Fig. 2: ROMO1 promotes reductive shift of the redox landscape of the mitochondrial cysteinome.

a–d Distributions of the averaged TG/WT activity-based protein profiling ratios of the mitochondrial cysteinome in the heart (a), liver (b), skeletal muscle (SKM) (c), and brain (d). Mitochondrial proteome was curated using MitoCarta 3.0. Blue, gray, and red dots indicate reduced (Log₂R_(TG/WT) ≥ 0.58), unchanged (-0.58<Log₂R_(TG/WT) < 0.58), and oxidized (Log₂R_(TG/WT) ≤ -0.58) cysteine sites in the TG mitochondria, respectively. Note that C15 and C42 were detected in the four tissues (highlighted). Inset pie charts show sub-mitochondrial distributions of the proteins with reduced cysteine residues.
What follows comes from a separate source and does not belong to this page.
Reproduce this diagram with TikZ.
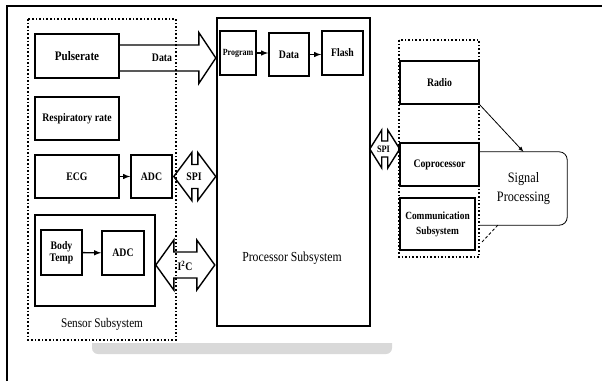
\documentclass[tikz,border=0pt]{standalone}
\usepackage{fontspec}
\setmainfont{Liberation Serif}[FakeStretch=0.85]
\usetikzlibrary{calc}
\usetikzlibrary{positioning}
\usetikzlibrary{arrows}

\begin{document}
\begin{tikzpicture}[x=1pt,y=1pt,yscale=-1,xscale=1,
    blk/.style={draw,line width=1.6pt,inner sep=1pt,align=center,font=\fontsize{11.5}{12.5}\selectfont\bfseries},
    fat/.style={draw,line width=1.4pt,line join=miter},
    thin/.style={-latex,line width=1.4pt},
    group/.style={dotted,line width=1.6pt}]
            \useasboundingbox (0,0) rectangle (602,381);

            %Shape: Shadow
            \begin{scope}
                \clip (0,343) rectangle (602,381);
                \fill[black!15,rounded corners=6pt] (92,330) rectangle (392,354);
            \end{scope}
            %Straight Lines: frame
            \draw [line width=1.5pt] (7,381) -- (7,6) -- (602,6) ;
            %Shape: Dotted groups
            \draw [group] (28,19) rectangle (176,340) ;
            \draw [group] (399,40) rectangle (479,257) ;

            %Shape: Rectangle - sensors
            \node [blk,minimum width=84pt,minimum height=44pt,font=\fontsize{13}{14}\selectfont\bfseries] (pulse) at (77,56) {Pulserate};
            \node [blk,minimum width=84pt,minimum height=43pt] (resp) at (77,118.5) {Respiratory rate};
            \node [blk,minimum width=84pt,minimum height=43pt] (ecg) at (77,176.5) {ECG};
            \node [blk,minimum width=41pt,minimum height=43pt] (adca) at (151.5,176.5) {ADC};
            \node [blk,minimum width=120pt,minimum height=91pt] (sens) at (95,260.5) {};
            \node [blk,minimum width=41pt,minimum height=45pt] (body) at (61.5,252.5) {Body\\Temp};
            \node [blk,minimum width=42pt,minimum height=44pt] (adcb) at (123,253) {ADC};
            % Text Node
            \node [font=\fontsize{13.2}{15}\selectfont] (senslbl) at (102,324) {Sensor Subsystem};

            %Shape: Rectangle - processor
            \node [blk,line width=1.5pt,minimum width=153pt,minimum height=308pt] (proc) at (293.5,172) {};
            \node [blk,minimum width=36pt,minimum height=44pt,font=\fontsize{9.4}{10}\selectfont\bfseries] (prog) at (238,53) {Program};
            \node [blk,minimum width=40pt,minimum height=43pt] (mem) at (289,54.5) {Data};
            \node [blk,minimum width=41pt,minimum height=44pt] (flash) at (342.5,53) {Flash};
            % Text Node
            \node [font=\fontsize{13.8}{16}\selectfont] (proclbl) at (292,258) {Processor Subsystem};

            %Shape: Rectangle - radio side
            \node [blk,minimum width=79pt,minimum height=43pt] (radio) at (439.5,82.5) {Radio};
            \node [blk,minimum width=79pt,minimum height=43pt] (copro) at (439.5,164.5) {Coprocessor};
            \node [blk,minimum width=75pt,minimum height=52pt,font=\fontsize{11}{15}\selectfont\bfseries] (comm) at (437.5,224) {Communication\\Subsystem};

            %Shape: Callout
            \node [minimum width=87pt,minimum height=73pt,align=center,font=\fontsize{14.4}{19}\selectfont] (signal) at (523.5,188.5) {Signal\\Processing};
            \draw [line width=0.8pt,rounded corners=8pt] (signal.north west) -- (signal.north east) -- (signal.south east) -- (signal.south west) ;
            \draw [densely dashed,line width=0.8pt] ($(signal.south west)+(18,0)$) -- ++(-16,17) ;
            \draw [-latex,line width=0.8pt] (radio.south east) -- (signal.north) ;

            %Straight Lines: small arrows
            \draw [thin] (ecg) -- (adca) ;
            \draw [thin] (body) -- (adcb) ;
            \draw [thin] (prog.east) -- (mem.west |- prog.east) ;
            \draw [thin] (mem.east) -- (flash.west |- mem.east) ;

            %Shape: Block arrows
            \draw [fat] ($(pulse.east)+(0,-11)$) -- ++(79,0) -- ++(0,-12.5) -- ++(17,25.5) -- ++(-17,25.5) -- ++(0,-12.5) -- ++(-79,0) ;
            \draw [fat] ($(adca.east)+(1,0)$) -- ++(18,-24) -- ++(0,12) -- ++(6,0) -- ++(0,-12) -- ++(18,24) -- ++(-18,24) -- ++(0,-12) -- ++(-6,0) -- ++(0,12) -- cycle ;
            \draw [fat] ($(sens.east)+(0,4.5)$) -- ++(18,-25) -- ++(0,12) -- ++(23,0) -- ++(0,-12) -- ++(18,25) -- ++(-18,25) -- ++(0,-12) -- ++(-23,0) -- ++(0,12) -- cycle ;
            \draw [fat] ($(proc.east)+(-1,-23)$) -- ++(12,-19) -- ++(0,11) -- ++(6,0) -- ++(0,-11) -- ++(12,19) -- ++(-12,19) -- ++(0,-11) -- ++(-6,0) -- ++(0,11) -- cycle ;

            % Text Node
            \node [font=\fontsize{11.5}{12.5}\selectfont\bfseries] (datalbl) at (162,58) {Data};
            % Text Node
            \node [font=\fontsize{11.5}{12.5}\selectfont\bfseries] (spia) at (194,176.5) {SPI};
            % Text Node
            \node [font=\fontsize{11.5}{12.5}\selectfont\bfseries] (i2c) at (185,266) {I\textsuperscript{2}C};
            % Text Node
            \node [font=\fontsize{9.8}{11}\selectfont\bfseries] (spib) at (383.5,149) {SPI};

\end{tikzpicture}
\end{document}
OMM, outer mitochondrial membrane; IMM, inner mitochondrial membrane. n = 3-4 independent biological replicates from 6-8 young mice (3-month-old) for each tissue (2 M 4 F for liver; 4 M 4 F for heart, SKM, and brain). e Numbers of cysteine sites with or without altered redox status in TG mice as shown in (a–d). f, g As in (a–d), except that the mitochondrial cysteinome redox changes were measured in the heart of cardiomyocyte-specific Romo1 knockout (cKO) mice (f) or in the liver of hepatocyte-specific Romo1 knockout (hKO) mice (g), along with their respective control groups. n = 4 independent biological replicates from 8 mice (4 M 4 F for each group). 3-month-old mice were used. Note that C15 and C42 of ROMO1 were detected in the cKO group. h Numbers of cysteine sites with or without altered redox status in KO mice as shown in (f, g). i Gene ontology analysis of the mitochondrial proteins with reduced and oxidized cysteines in the tissues of TG and KO mice, respectively. The top 5 hits in each tissue are shown. Source data are provided as a Source Data file.